## Data block
■ ■ ■

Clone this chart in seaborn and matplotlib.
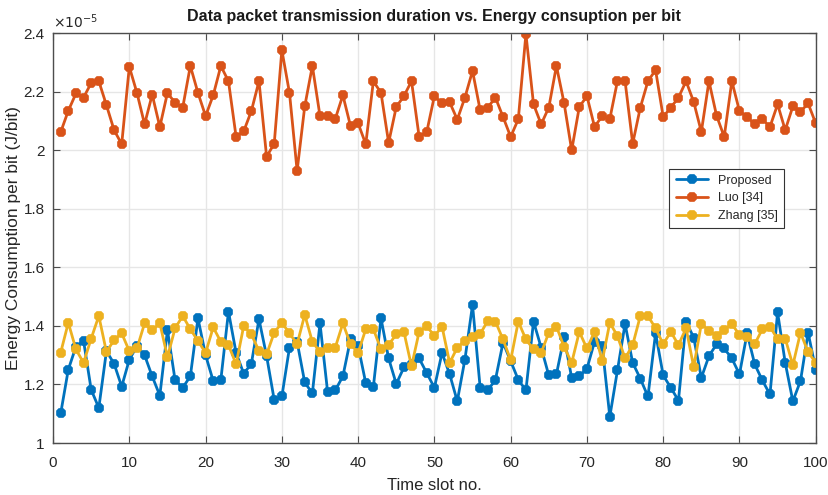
import numpy as np
import pandas as pd
import matplotlib
matplotlib.use("Agg")
import matplotlib.pyplot as plt
import seaborn as sns

slots = list(range(1, 101))

proposed = [1.101, 1.251, 1.329, 1.349, 1.182, 1.120, 1.314, 1.271, 1.193, 1.285,
            1.331, 1.300, 1.228, 1.162, 1.386, 1.215, 1.189, 1.228, 1.426, 1.300,
            1.212, 1.216, 1.449, 1.308, 1.237, 1.271, 1.423, 1.297, 1.147, 1.159,
            1.326, 1.346, 1.207, 1.170, 1.409, 1.174, 1.180, 1.228, 1.354, 1.331,
            1.205, 1.193, 1.426, 1.289, 1.202, 1.258, 1.269, 1.289, 1.239, 1.189,
            1.308, 1.235, 1.143, 1.285, 1.472, 1.189, 1.180, 1.216, 1.343, 1.280,
            1.216, 1.180, 1.415, 1.326, 1.231, 1.235, 1.361, 1.223, 1.228, 1.254,
            1.346, 1.331, 1.090, 1.248, 1.407, 1.274, 1.220, 1.159, 1.375, 1.231,
            1.189, 1.145, 1.415, 1.360, 1.223, 1.297, 1.338, 1.323, 1.289, 1.235,
            1.375, 1.269, 1.214, 1.166, 1.446, 1.274, 1.143, 1.212, 1.377, 1.251]

luo = [2.062, 2.135, 2.194, 2.180, 2.230, 2.236, 2.154, 2.069, 2.021, 2.285,
       2.196, 2.089, 2.190, 2.080, 2.196, 2.162, 2.146, 2.288, 2.196, 2.117,
       2.188, 2.288, 2.236, 2.046, 2.065, 2.134, 2.236, 1.978, 2.023, 2.342,
       2.196, 1.930, 2.150, 2.288, 2.117, 2.117, 2.107, 2.188, 2.083, 2.092,
       2.021, 2.236, 2.196, 2.026, 2.148, 2.185, 2.236, 2.046, 2.063, 2.185,
       2.160, 2.164, 2.105, 2.180, 2.271, 2.137, 2.146, 2.180, 2.114, 2.046,
       2.106, 2.397, 2.157, 2.089, 2.146, 2.288, 2.162, 2.000, 2.148, 2.185,
       2.080, 2.117, 2.107, 2.236, 2.236, 2.023, 2.146, 2.236, 2.274, 2.114,
       2.146, 2.180, 2.236, 2.165, 2.063, 2.236, 2.118, 2.046, 2.236, 2.134,
       2.114, 2.089, 2.106, 2.080, 2.157, 2.069, 2.150, 2.132, 2.160, 2.092]

zhang = [1.309, 1.411, 1.320, 1.274, 1.357, 1.434, 1.311, 1.352, 1.375, 1.314,
         1.323, 1.409, 1.386, 1.409, 1.294, 1.392, 1.434, 1.389, 1.349, 1.308,
         1.395, 1.346, 1.335, 1.269, 1.400, 1.371, 1.315, 1.303, 1.377, 1.411,
         1.375, 1.338, 1.438, 1.346, 1.311, 1.323, 1.326, 1.409, 1.338, 1.308,
         1.389, 1.389, 1.320, 1.335, 1.372, 1.380, 1.262, 1.380, 1.400, 1.365,
         1.398, 1.274, 1.326, 1.349, 1.361, 1.372, 1.418, 1.415, 1.354, 1.283,
         1.415, 1.354, 1.320, 1.308, 1.377, 1.398, 1.329, 1.274, 1.380, 1.323,
         1.380, 1.280, 1.411, 1.366, 1.289, 1.335, 1.434, 1.434, 1.392, 1.338,
         1.380, 1.335, 1.392, 1.260, 1.407, 1.384, 1.366, 1.386, 1.407, 1.369,
         1.363, 1.338, 1.389, 1.398, 1.354, 1.357, 1.266, 1.377, 1.311, 1.274]

series_names = ["Proposed", "Luo [34]", "Zhang [35]"]
colors = ["#0072BD", "#D95319", "#EDB120"]

df = pd.concat([
    pd.DataFrame({"slot": slots, "energy": vals, "method": name})
    for name, vals in zip(series_names, [proposed, luo, zhang])
])

sns.set_theme(style="whitegrid")
plt.rcParams["font.family"] = ["Liberation Sans", "DejaVu Sans"]

fig = plt.figure(figsize=(8.29, 4.95), dpi=100)
ax = fig.add_axes([0.064, 0.105, 0.920, 0.828])

for name, col in zip(series_names, colors):
    sub = df[df["method"] == name]
    sns.lineplot(data=sub, x="slot", y="energy", ax=ax, color=col, label=name,
                 linewidth=2.0, marker="8", markersize=6, markeredgewidth=1.2,
                 markeredgecolor=col, markerfacecolor=col)

ax.set_xlim(0, 100)
ax.set_ylim(1, 2.4)
ax.set_xticks(np.arange(0, 101, 10))
ax.set_yticks(np.arange(1.0, 2.41, 0.2))
ax.yaxis.set_major_formatter(matplotlib.ticker.FormatStrFormatter("%g"))
ax.grid(True, color="#e6e6e6", linewidth=1.0)
for s in ax.spines.values():
    s.set_visible(True)
    s.set_color("#4d4d4d")
    s.set_linewidth(1.0)
ax.tick_params(axis="both", direction="in", length=5, width=0.8, color="#4d4d4d",
               labelsize=11, labelcolor="#262626", top=True, right=True,
               bottom=True, left=True)
ax.tick_params(axis="x", pad=9)
ax.tick_params(axis="y", pad=6)

ax.set_xlabel("Time slot no.", fontsize=12, color="#262626", labelpad=6)
ax.set_ylabel("Energy Consumption per bit (J/bit)", fontsize=12.5, color="#262626", labelpad=2)
ax.set_title("Data packet transmission duration vs. Energy consuption per bit",
             fontsize=11.5, fontweight="bold", color="#1a1a1a", pad=9)
ax.text(0.0, 1.005, r"$\times10^{-5}$", transform=ax.transAxes, fontsize=10,
        color="#262626", ha="left", va="bottom")

leg = ax.legend(loc="upper left", bbox_to_anchor=(0.80, 0.685), fontsize=9,
                frameon=True, fancybox=False, edgecolor="#333333", framealpha=1,
                borderpad=0.5, handlelength=2.6, labelspacing=0.45)
leg.get_frame().set_linewidth(0.8)

fig.savefig("out.png", dpi=100)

■ ■ ■

## To do
Your answer should be one number: how many lines of the listing include the word "matplotlib".

## Exercise result
5